Here are some of the basic, as well as loftier, client needs that necessitate insurance: debt, cash flow, income generation, college, retirement, health care, freedom from worry, taking care of loved ones, and leaving a legacy. Do any of your institution’s clients have those needs? They obviously do.
Here are some things you can do to start institutionalizing the servicing of the insurance need.
- Establish a minimum service level for advisors that focuses on enforcing a documented process where all six core needs (savings, credit, income now, income later, protection, and legacy) are discussed in the discovery phase before account opening.
- Provide an institutionalized question-based “Discovery Discussion Template.”
- Capture and centralize the data gathered in this discovery process.
- Be proactive with using the data to market to the protection needs uncovered in the discovery data to force the hand of the advisors.
- Include servicing the protection need on the incentive compensation scorecard.
- Most importantly, establish a corporate culture that expects client’s assets to be protected by the institution.
Here is a stance that should be institutionalized and used by every advisor.
Protection is a need that is often neglected but is very important. We help our clients protect their families and assets against loss of income streams in the event of the head of household's death.
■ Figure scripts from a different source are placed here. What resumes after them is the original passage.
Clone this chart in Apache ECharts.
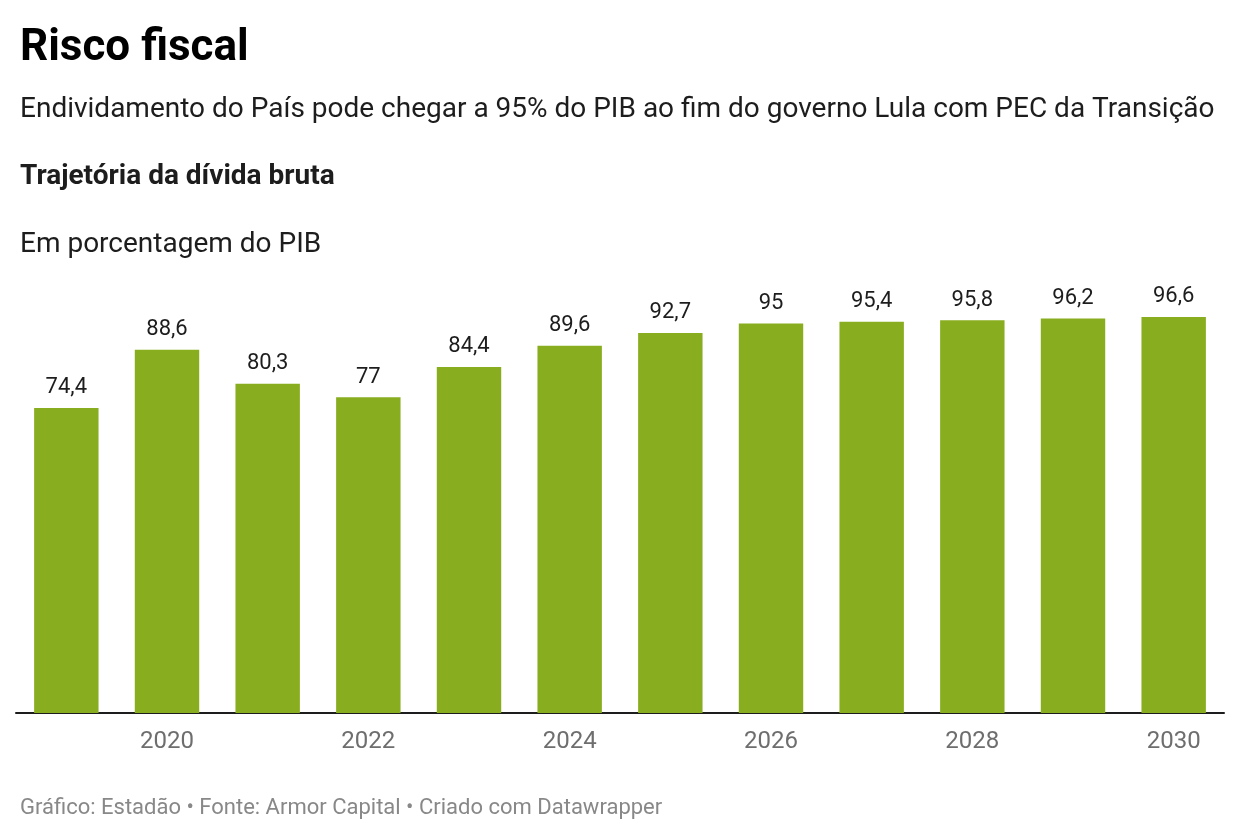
<!DOCTYPE html>
<html>
<head>
<meta charset="utf-8">
<script src="https://cdn.jsdelivr.net/npm/echarts@6/dist/echarts.min.js"></script>
<style>
html,body{margin:0;padding:0;background:#fff;}
#chart{width:1240px;height:840px;}
</style>
</head>
<body>
<div id="chart"></div>
<script>
const years = ['2019','2020','2021','2022','2023','2024','2025','2026','2027','2028','2029','2030'];
const debtPctGdp = [74.4, 88.6, 80.3, 77, 84.4, 89.6, 92.7, 95, 95.4, 95.8, 96.2, 96.6];

const FONT = 'Roboto, "Noto Sans", sans-serif';
const chart = echarts.init(document.getElementById('chart'), null, {renderer: 'canvas'});
chart.setOption({
  animation: false,
  backgroundColor: '#ffffff',
  title: [
    {text: 'Risco fiscal', left: 20, top: 24, padding: 0,
     textStyle: {fontFamily: FONT, fontSize: 44, fontWeight: 'bold', color: '#000', lineHeight: 50}},
    {text: 'Endividamento do País pode chegar a 95% do PIB ao fim do governo Lula com PEC da Transição', left: 20, top: 93, padding: 0,
     textStyle: {fontFamily: FONT, fontSize: 28, fontWeight: 'normal', color: '#1d1d1d', lineHeight: 34}},
    {text: 'Trajetória da dívida bruta', left: 20, top: 160, padding: 0,
     textStyle: {fontFamily: FONT, fontSize: 28, fontWeight: 'bold', color: '#1d1d1d', lineHeight: 34}},
    {text: 'Em porcentagem do PIB', left: 20, top: 228, padding: 0,
     textStyle: {fontFamily: FONT, fontSize: 28, fontWeight: 'normal', color: '#1d1d1d', lineHeight: 34}},
    {text: 'Gráfico: Estadão • Fonte: Armor Capital • Criado com Datawrapper', left: 20, top: 795, padding: 0,
     textStyle: {fontFamily: FONT, fontSize: 22, fontWeight: 'normal', color: '#888888', lineHeight: 26}}
  ],
  grid: {left: 16, right: 16, top: 303, bottom: 127, containLabel: false},
  xAxis: {
    type: 'category',
    data: years,
    axisLine: {show: true, lineStyle: {color: '#1d1d1d', width: 2}},
    axisTick: {show: false},
    axisLabel: {
      interval: function (i) { return i % 2 === 1; },
      fontFamily: FONT, fontSize: 24, color: '#6e6e6e', margin: 15, lineHeight: 28
    }
  },
  yAxis: {type: 'value', min: 0, max: 100, show: false, splitLine: {show: false}},
  series: [{
    type: 'bar',
    data: debtPctGdp,
    barWidth: '64%',
    itemStyle: {color: '#88ae1f'},
    label: {
      show: true, position: 'top', distance: 7,
      fontFamily: FONT, fontSize: 22, color: '#1d1d1d', lineHeight: 26,
      formatter: function (p) { return String(p.value).replace('.', ','); }
    }
  }]
});
</script>
</body>
</html>
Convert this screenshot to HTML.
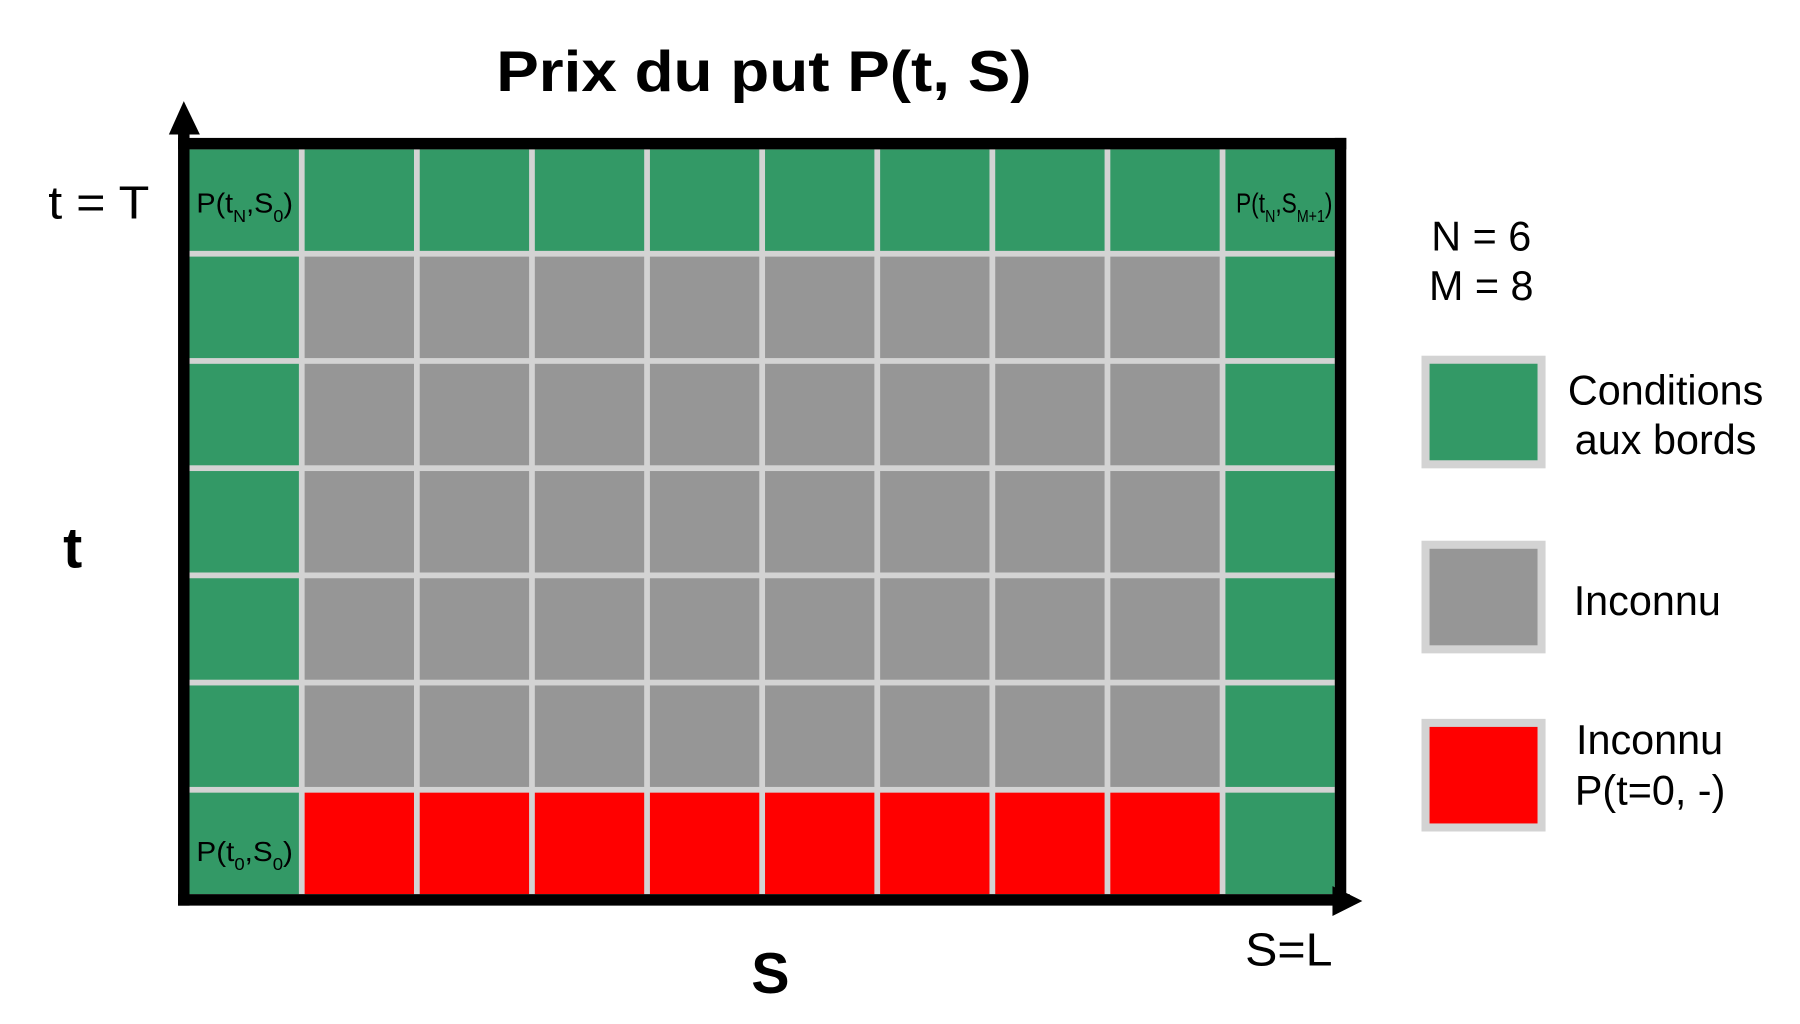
<!DOCTYPE html>
<html><head><meta charset="utf-8"><style>
html,body{margin:0;padding:0;background:#fff;width:1800px;height:1024px;overflow:hidden}
svg{display:block}
text{font-family:"Liberation Sans",Arial,sans-serif;fill:#000}
</style></head><body>
<svg id="chart" width="1800" height="1024" viewBox="0 0 1567 891" preserveAspectRatio="none" xmlns="http://www.w3.org/2000/svg">
<text x="665" y="79" font-size="50" font-weight="bold" text-anchor="middle" textLength="466" lengthAdjust="spacingAndGlyphs">Prix du put P(t, S)</text>
<g id="cells"></g>
<rect x="155" y="120" width="1017" height="10" fill="#000"/>
<rect x="1162" y="120" width="10" height="668" fill="#000"/>
<rect x="155" y="112" width="10" height="676" fill="#000"/>
<polygon points="160,88 147,117 174,117" fill="#000"/>
<rect x="155" y="778" width="1020" height="10" fill="#000"/>
<polygon points="1186,784 1160,771 1160,797" fill="#000"/>
<text x="42" y="190" font-size="40" textLength="88" lengthAdjust="spacingAndGlyphs">t = T</text>
<text x="55" y="494" font-size="50" font-weight="bold">t</text>
<text x="654" y="864" font-size="50" font-weight="bold">S</text>
<text x="1084" y="840" font-size="40" textLength="76" lengthAdjust="spacingAndGlyphs">S=L</text>
<text x="171" y="185" font-size="24" textLength="84" lengthAdjust="spacingAndGlyphs">P(t<tspan font-size="15" dy="8">N</tspan><tspan dy="-8">,S</tspan><tspan font-size="15" dy="8">0</tspan><tspan dy="-8">)</tspan></text>
<text x="1076" y="185" font-size="24" textLength="84" lengthAdjust="spacingAndGlyphs">P(t<tspan font-size="15" dy="8">N</tspan><tspan dy="-8">,S</tspan><tspan font-size="15" dy="8">M+1</tspan><tspan dy="-8">)</tspan></text>
<text x="171" y="749" font-size="24" textLength="84" lengthAdjust="spacingAndGlyphs">P(t<tspan font-size="15" dy="8">0</tspan><tspan dy="-8">,S</tspan><tspan font-size="15" dy="8">0</tspan><tspan dy="-8">)</tspan></text>
<text x="1246" y="218" font-size="36">N = 6</text>
<text x="1244" y="261" font-size="36">M = 8</text>
<g>
<rect x="1241" y="313" width="101" height="91" fill="#339966" stroke="#d3d3d3" stroke-width="7"/>
<text x="1450" y="352" font-size="36" text-anchor="middle">Conditions</text>
<text x="1450" y="395" font-size="36" text-anchor="middle">aux bords</text>
<rect x="1241" y="474" width="101" height="91" fill="#969696" stroke="#d3d3d3" stroke-width="7"/>
<text x="1370" y="535" font-size="36">Inconnu</text>
<rect x="1241" y="629" width="101" height="91" fill="#ff0000" stroke="#d3d3d3" stroke-width="7"/>
<text x="1372" y="656" font-size="36">Inconnu</text>
<text x="1371" y="700" font-size="36">P(t=0, -)</text>
</g>
</svg>
<script>
const rowTimes = ['tN','t5','t4','t3','t2','t1','t0'];
const colPrices = ['S0','S1','S2','S3','S4','S5','S6','S7','S8','SM+1'];
const rowKinds = ['boundary','unknown','unknown','unknown','unknown','unknown','initial'];
const kindColors = {boundary:'#339966', unknown:'#969696', initial:'#ff0000'};
const X0 = 165, X1 = 1162, Y0 = 130, Y1 = 778, GAP = 5;
function xScale(i){ return X0 + i * (X1 - X0 + GAP) / colPrices.length; }
function yScale(j){ return Y0 + j * (Y1 - Y0 + GAP) / rowTimes.length; }
const g = document.getElementById('cells');
const NS = 'http://www.w3.org/2000/svg';
const bg = document.createElementNS(NS, 'rect');
bg.setAttribute('x', X0); bg.setAttribute('y', Y0);
bg.setAttribute('width', X1 - X0); bg.setAttribute('height', Y1 - Y0);
bg.setAttribute('fill', '#d3d3d3');


g.appendChild(bg);
rowTimes.forEach((t, j) => {
  colPrices.forEach((s, i) => {
    let kind = rowKinds[j];
    if (i === 0 || i === colPrices.length - 1) kind = 'boundary';
    const r = document.createElementNS(NS, 'rect');
    const x = xScale(i), y = yScale(j);
    r.setAttribute('x', x); r.setAttribute('y', y);
    r.setAttribute('width', xScale(i + 1) - x - GAP);
    r.setAttribute('height', yScale(j + 1) - y - GAP);
    r.setAttribute('fill', kindColors[kind]);
    
    
    g.appendChild(r);
  });
});
</script>
</body></html>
This type of protection includes coverage of personal risk exposures like repayment of debts after death, providing for a surviving spouse and children, continuing the ability to fulfill other economic goals and responsibilities (such as paying the mortgage and college tuition), paying for funeral expenses, etc. This is also important if you are a business owner or a key person in someone else's business, where your death (or your partner's death) might wreak financial havoc. Other types of protection include protecting against disability, high long-term care costs, personal property, etc.
And here are some simple questions your advisors should be asking all of their clients.
- What is the current approximate total of the monthly expenses your household is obligated to paying, including staples like food?
- What percentage of that total comes from your income?
- How would your family handle those obligations if the primary income earner passed away?
- Are your children in college or do they plan on attending?
- Do you plan on leaving your children any money?
Enough with the excuses which lead to underserving our clients. Providing protection for our client’s assets is not difficult. All it takes is professional commitment and some strategic leverage, including smart utilization of the available financial planning and insurance processing technology. Most insurance carriers have streamlined their processes so cases that once took months are now processed in just days to few weeks. Process streamlining will continue to improve as more companies leverage ongoing technological advancements.
We need to stop enabling the “insurance is hard” myths. We need to stop enabling high producing financial advisors that do not engage in insurance discussions with clients since these “top performers” are not doing their jobs – they are leaving their clients exposed.
Let’s do the tough work of assessing the organization’s goals, priorities and culture. Let’s take a deep dive into what is already working in our industry to significantly increase client satisfaction and revenue.
For too long, banks have produced a measly one-to 3% of investment services revenue from life insurance. This is not acceptable, especially when bank programs exist that are generating 20% of their revenues from insurance. It’s time to raise the bar. If you are not one of these successful programs, why don’t you initially shoot for 6% of revenue from insurance, then eventually raise it to 10%? Once you’re off and running, it will become much easier to leverage momentum and keep growing. Then, maybe we won’t suck at all as a channel. No more excuses. Let’s do this. The time is now!